Y es así, en tu cuarto de guardia, mirando ese cielo en apariencia impasible que parece burlarse de tantas cosas de aquí abajo, cuando recuerdas que la luz recorre 300.000 kilómetros por segundo y que Altair, por ejemplo, a la que miras en este momento, es una luz que salió de ella hace dieciséis años, y que tal vez a estas horas haya estallado en el espacio y ya no exista, y sin embargo aún seguirás viéndola allá arriba durante unos cuantos años más. Y vuelves los ojos a tu estrella maestra, la Polar, cuya distancia es de 470 años luz, y caes en la cuenta de que estás calculando tu rumbo y posición por la luz que salió de una estrella a principios del siglo XVI, y que ha tardado casi cinco siglos en llegar hasta ti. Como un fantasma que saliera de la tumba para guiarte en la noche.

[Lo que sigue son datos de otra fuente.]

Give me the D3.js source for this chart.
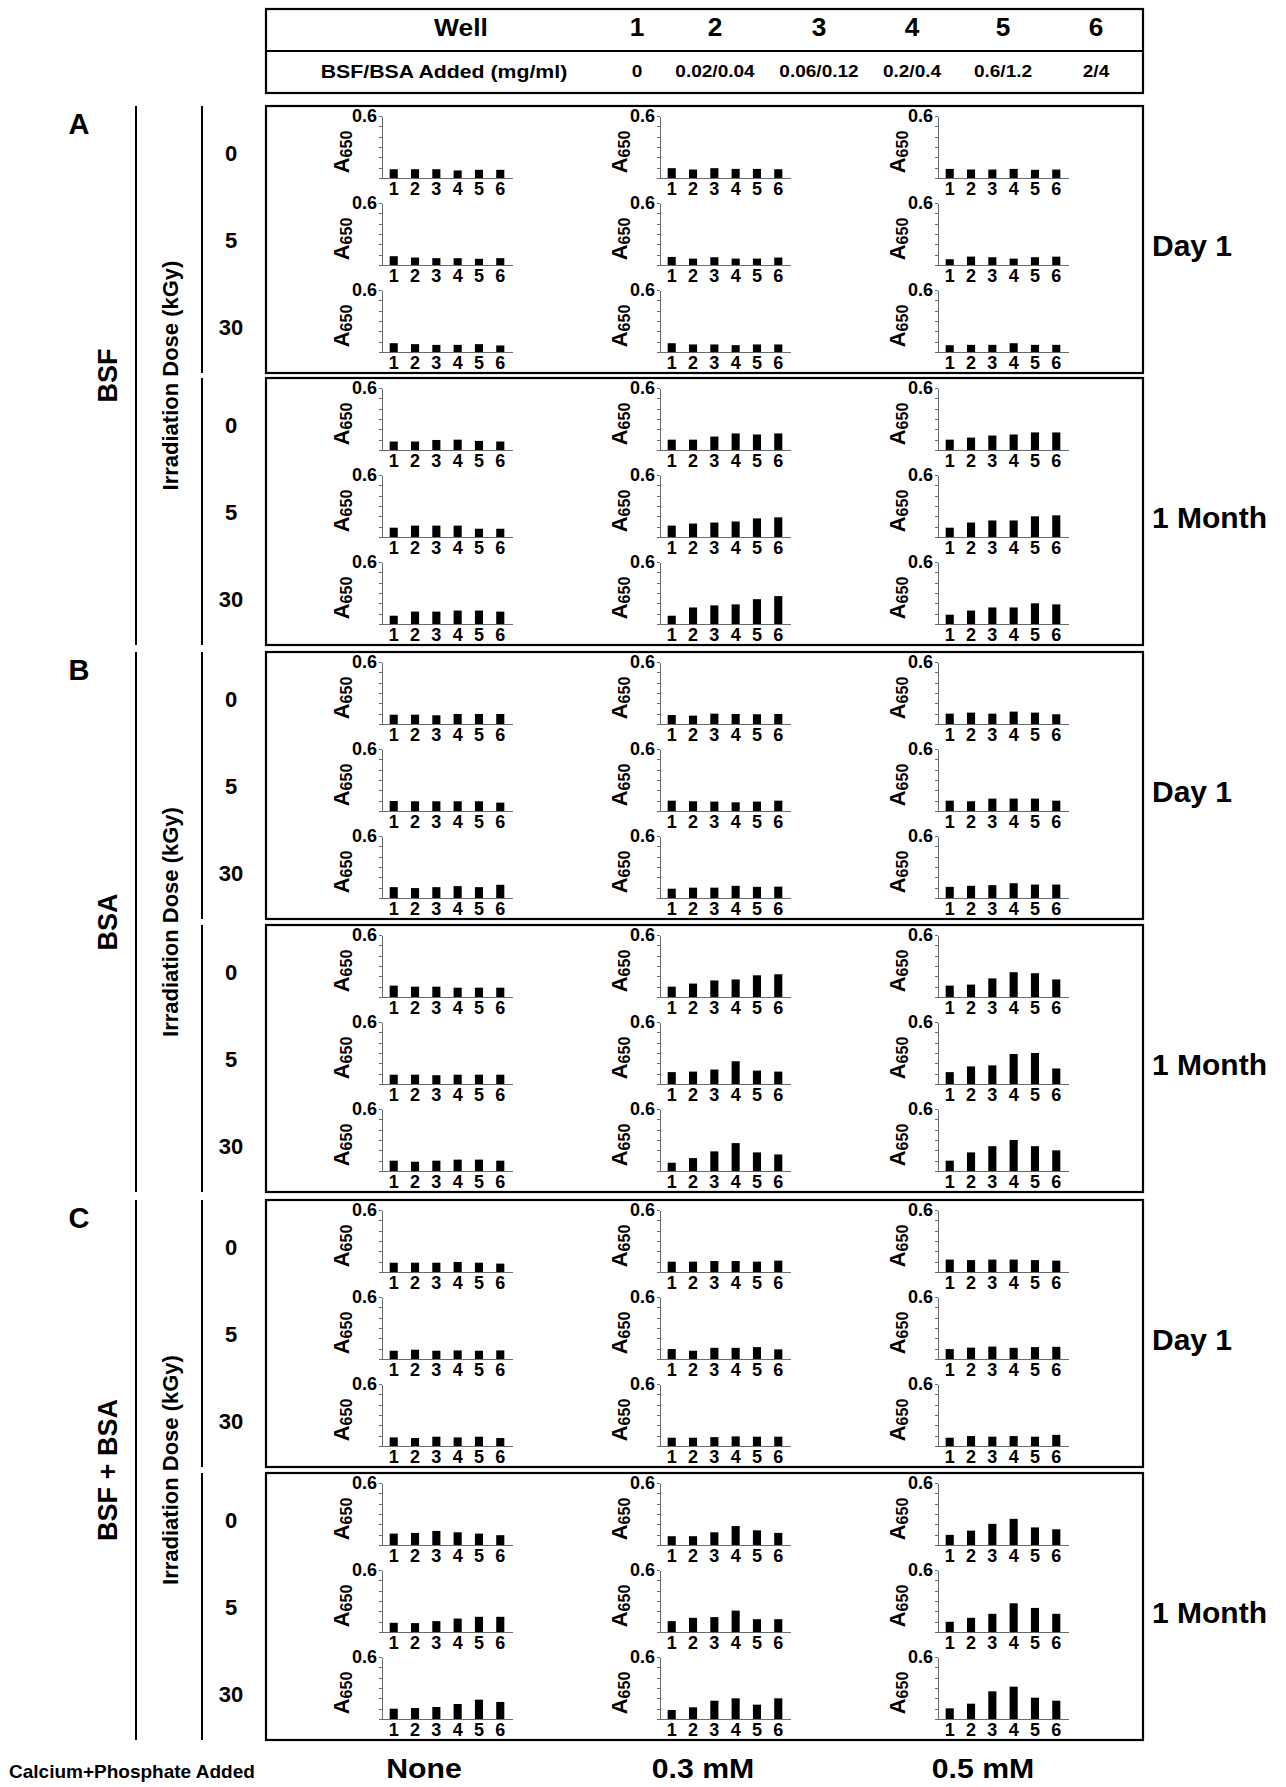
<!DOCTYPE html>
<html lang="en">
<head>
<meta charset="utf-8">
<title>A650 turbidity panels</title>
<script src="https://cdn.jsdelivr.net/npm/d3@7"></script>
<style>
  body { margin: 0; background: #fff; }
  text { font-family: "Liberation Sans", Arial, Helvetica, sans-serif; fill: #000; }
  .ax path, .ax line { stroke: #6a6a6a; shape-rendering: crispEdges; }
  .ax text { font-weight: bold; fill: #000; }
</style>
</head>
<body>
<script>
// header table
var wells = [1, 2, 3, 4, 5, 6];
var wellConc = ["0", "0.02/0.04", "0.06/0.12", "0.2/0.4", "0.6/1.2", "2/4"];

// row / column / group labels
var panelLetters = ["A", "B", "C"];
var materials = ["BSF", "BSA", "BSF + BSA"];
var doses = ["0", "5", "30"];
var times = ["Day 1", "1 Month"];
var calcium = ["None", "0.3 mM", "0.5 mM"];

// A650 per well: [dose][calcium][well]
var bsfDay1 = [
  [[0.085, 0.085, 0.085, 0.073, 0.079, 0.079], [0.095, 0.082, 0.095, 0.088, 0.088, 0.085], [0.088, 0.082, 0.082, 0.088, 0.079, 0.082]],
  [[0.085, 0.072, 0.066, 0.066, 0.060, 0.066], [0.078, 0.062, 0.075, 0.062, 0.062, 0.072], [0.056, 0.081, 0.075, 0.062, 0.075, 0.081]],
  [[0.085, 0.076, 0.069, 0.069, 0.076, 0.063], [0.085, 0.073, 0.073, 0.066, 0.073, 0.073], [0.066, 0.069, 0.069, 0.085, 0.069, 0.069]]
];
var bsfMonth = [
  [[0.082, 0.082, 0.097, 0.100, 0.088, 0.082], [0.100, 0.100, 0.130, 0.160, 0.150, 0.160], [0.100, 0.120, 0.140, 0.150, 0.170, 0.170]],
  [[0.090, 0.110, 0.110, 0.110, 0.080, 0.080], [0.110, 0.130, 0.140, 0.150, 0.180, 0.190], [0.090, 0.140, 0.160, 0.160, 0.200, 0.210]],
  [[0.080, 0.120, 0.120, 0.130, 0.130, 0.120], [0.080, 0.160, 0.180, 0.190, 0.240, 0.270], [0.090, 0.130, 0.160, 0.160, 0.200, 0.190]]
];
var bsaDay1 = [
  [[0.090, 0.090, 0.084, 0.097, 0.097, 0.097], [0.087, 0.081, 0.100, 0.097, 0.094, 0.097], [0.100, 0.110, 0.100, 0.120, 0.110, 0.094]],
  [[0.097, 0.094, 0.094, 0.094, 0.094, 0.081], [0.100, 0.094, 0.091, 0.084, 0.091, 0.100], [0.100, 0.094, 0.120, 0.120, 0.120, 0.100]],
  [[0.105, 0.096, 0.105, 0.115, 0.105, 0.128], [0.090, 0.100, 0.100, 0.118, 0.108, 0.110], [0.108, 0.118, 0.124, 0.143, 0.130, 0.130]]
];
var bsaMonth = [
  [[0.110, 0.100, 0.100, 0.090, 0.090, 0.090], [0.100, 0.130, 0.160, 0.170, 0.210, 0.220], [0.110, 0.120, 0.180, 0.240, 0.230, 0.170]],
  [[0.090, 0.090, 0.085, 0.090, 0.090, 0.090], [0.115, 0.120, 0.140, 0.220, 0.130, 0.120], [0.115, 0.170, 0.180, 0.290, 0.300, 0.150]],
  [[0.100, 0.090, 0.100, 0.110, 0.110, 0.100], [0.080, 0.125, 0.190, 0.270, 0.180, 0.160], [0.100, 0.180, 0.240, 0.300, 0.240, 0.200]]
];
var mixDay1 = [
  [[0.090, 0.090, 0.090, 0.097, 0.090, 0.081], [0.100, 0.100, 0.106, 0.106, 0.100, 0.110], [0.120, 0.115, 0.120, 0.120, 0.115, 0.110]],
  [[0.080, 0.090, 0.080, 0.083, 0.080, 0.083], [0.096, 0.080, 0.108, 0.108, 0.115, 0.093], [0.096, 0.110, 0.120, 0.108, 0.115, 0.118]],
  [[0.083, 0.077, 0.090, 0.083, 0.090, 0.077], [0.080, 0.080, 0.086, 0.093, 0.090, 0.090], [0.080, 0.096, 0.090, 0.096, 0.090, 0.108]]
];
var mixMonth = [
  [[0.110, 0.117, 0.136, 0.123, 0.110, 0.095], [0.085, 0.085, 0.123, 0.183, 0.142, 0.117], [0.098, 0.139, 0.205, 0.253, 0.170, 0.152]],
  [[0.089, 0.086, 0.105, 0.130, 0.147, 0.147], [0.105, 0.137, 0.144, 0.207, 0.124, 0.124], [0.099, 0.137, 0.176, 0.278, 0.233, 0.176]],
  [[0.100, 0.106, 0.116, 0.145, 0.187, 0.165], [0.087, 0.113, 0.177, 0.200, 0.139, 0.200], [0.103, 0.148, 0.268, 0.313, 0.206, 0.177]]
];

var yTicks = [0, 0.1, 0.2, 0.3, 0.4, 0.5, 0.6];

var panels = [[bsfDay1, bsfMonth], [bsaDay1, bsaMonth], [mixDay1, mixMonth]];

//Layout
var w = 1286, h = 1787;
var boxL = 266, boxR = 1143, boxH = 267;
var boxTops = [[106, 378], [652, 925], [1200, 1473]];
var colAxisX = [382, 660, 938];
var chartW = 130, chartH = 62, rowStep = 87, rowOffset = 10;

var svg = d3.select("body").append("svg")
  .attr("width", w)
  .attr("height", h);

svg.append("rect").attr("width", w).attr("height", h).attr("fill", "#fff");

// text helper, sx stretches glyphs horizontally (screen x)
function label(parent, x, y, str, size, o) {
  o = o || {};
  var tr = "translate(" + x + "," + y + ")";
  if (o.sx) tr += " scale(" + o.sx + ",1)";
  if (o.rot) tr += " rotate(-90)";
  return parent.append("text")
    .attr("transform", tr)
    .attr("text-anchor", o.anchor || "middle")
    .attr("dominant-baseline", "central")
    .attr("font-size", size)
    .attr("font-weight", o.weight || "bold")
    .text(str);
}

// header table
var head = svg.append("g");
head.append("rect")
  .attr("x", boxL).attr("y", 9)
  .attr("width", boxR - boxL).attr("height", 84)
  .attr("fill", "none").attr("stroke", "#000").attr("stroke-width", 2.2);
head.append("line")
  .attr("x1", boxL).attr("x2", boxR).attr("y1", 51).attr("y2", 51)
  .attr("stroke", "#000").attr("stroke-width", 2.2);

var headX = d3.scaleOrdinal().domain(wells).range([637, 715, 819, 912, 1003, 1096]);
label(head, 461, 27, "Well", 24, {sx: 1.1});
label(head, 444, 71, "BSF/BSA Added (mg/ml)", 19, {sx: 1.12});
wells.forEach(function(d, i) {
  label(head, headX(d), 27, String(d), 25, {sx: 1.05});
  label(head, headX(d), 71, wellConc[i], 17, {sx: 1.12});
});

// one small bar chart
function miniChart(g, ax, top, values) {
  var yScale = d3.scaleLinear().domain([0, 0.6]).range([top + chartH, top]);
  var xScale = d3.scaleBand().domain(wells)
    .range([ax, ax + chartW])
    .paddingInner(0.62)
    .paddingOuter(0.36);

  g.append("g")
    .selectAll("rect")
    .data(values)
    .enter()
    .append("rect")
    .attr("x", function(d, i) { return xScale(wells[i]); })
    .attr("y", function(d) { return yScale(d); })
    .attr("width", xScale.bandwidth())
    .attr("height", function(d) { return yScale(0) - yScale(d); })
    .attr("fill", "#000");

  var yAxis = d3.axisLeft(yScale)
    .tickValues(yTicks)
    .tickSize(3)
    .tickSizeOuter(0)
    .tickPadding(2)
    .tickFormat(function(d) { return d === 0.6 ? "0.6" : ""; });
  var ya = g.append("g")
    .attr("class", "ax")
    .attr("transform", "translate(" + ax + ",0)")
    .call(yAxis);
  ya.attr("font-size", 18).attr("font-family", null);

  var xAxis = d3.axisBottom(xScale).tickSize(0).tickPadding(6);
  var xa = g.append("g")
    .attr("class", "ax")
    .attr("transform", "translate(0," + (top + chartH) + ")")
    .call(xAxis);
  xa.attr("font-size", 18).attr("font-family", null);
  xa.select(".domain").attr("stroke", "#555").attr("stroke-width", 1.4);
  xa.selectAll(".tick text").attr("dy", "0.62em");

  // A650 axis title
  var t = g.append("text")
    .attr("transform", "translate(" + (ax - 33) + "," + (top + chartH / 2 + 5) + ") rotate(-90)")
    .attr("text-anchor", "middle")
    .attr("font-weight", "bold");
  t.append("tspan").attr("font-size", 22).text("A");
  t.append("tspan").attr("font-size", 16).attr("dy", 3).text("650");
}

// panel groups
panelLetters.forEach(function(letter, gi) {
  var gTop = boxTops[gi][0];
  var gBot = boxTops[gi][1] + boxH;
  var gMid = (gTop + gBot) / 2;
  var grp = svg.append("g");

  label(grp, 79, gTop + 18, letter, 29);
  grp.append("line")
    .attr("x1", 136).attr("x2", 136).attr("y1", gTop).attr("y2", gBot)
    .attr("stroke", "#000").attr("stroke-width", 2);
  label(grp, 108, gMid, materials[gi], 27, {rot: true});
  label(grp, 170, gMid, "Irradiation Dose (kGy)", 22, {rot: true});

  times.forEach(function(tm, ti) {
    var bTop = boxTops[gi][ti];
    grp.append("line")
      .attr("x1", 202).attr("x2", 202).attr("y1", bTop).attr("y2", bTop + boxH)
      .attr("stroke", "#000").attr("stroke-width", 2);
    grp.append("rect")
      .attr("x", boxL).attr("y", bTop)
      .attr("width", boxR - boxL).attr("height", boxH)
      .attr("fill", "none").attr("stroke", "#000").attr("stroke-width", 2.2);
    label(grp, 1152, bTop + boxH / 2 + 6, tm, 30, {anchor: "start"});

    var data = panels[gi][ti];
    doses.forEach(function(ds, ri) {
      var top = bTop + rowOffset + ri * rowStep;
      label(grp, 231, top + chartH / 2 + 6, ds, 22);
      calcium.forEach(function(ca, ci) {
        miniChart(grp, colAxisX[ci], top, data[ri][ci]);
      });
    });
  });
});

// bottom labels
var foot = svg.append("g");
label(foot, 9, 1771, "Calcium+Phosphate Added", 19, {anchor: "start"});
var footX = d3.scaleOrdinal().domain(calcium).range([424, 703, 983]);
calcium.forEach(function(c) {
  label(foot, footX(c), 1769, c, 27, {sx: 1.12});
});
</script>
</body>
</html>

Entonces sientes un vértigo singular, pues comprendes que nada garantiza que cuanto ves allá arriba exista todavía, y que tal vez en este momento infinidad de cosas, de soles y planetas hayan cambiado, estén muertos o hayan nacido otros nuevos. Y en ese vasto Universo te parecen ridículos esos 150 cochambrosos millones de kilómetros que separan la Tierra del Sol —Plutón, sin ir más lejos, está a 5.900 millones— en nuestro mezquino sistemita solar. Y piensas que, a lo mejor, cuando dentro de esos 22.800 años que faltan para el relevo, el Dragón sustituya a la Polar en el norte, es muy posible que esa estrella marque la latitud cero sobre un planeta muerto que siga girando silenciosamente, ya desprovisto de vida, en la soledad del espacio infinito.

Así que bebes otro sorbo de café y te dices: hay que ver. Tantos siglos, tantos miles de millones de años con todo ese tinglado girando allá arriba, y aquí nos creemos alguien porque hemos conseguido pudrir y llenar de tumbas prematuras, y de plástico, y de mierda, nuestro minúsculo trocito de firmamento en unas pocas centurias de nada. Y a todo esto, pendientes de que un tal Felipe González dimita o no dimita, de que se nos lleve el coche la grúa, o del bikini que —hay que joderse— estrena este año Ana Obregón. Ignoro si habrá vida inteligente allá arriba; pero como la haya y nos miren por un telescopio, tienen que estar partiéndose de risa.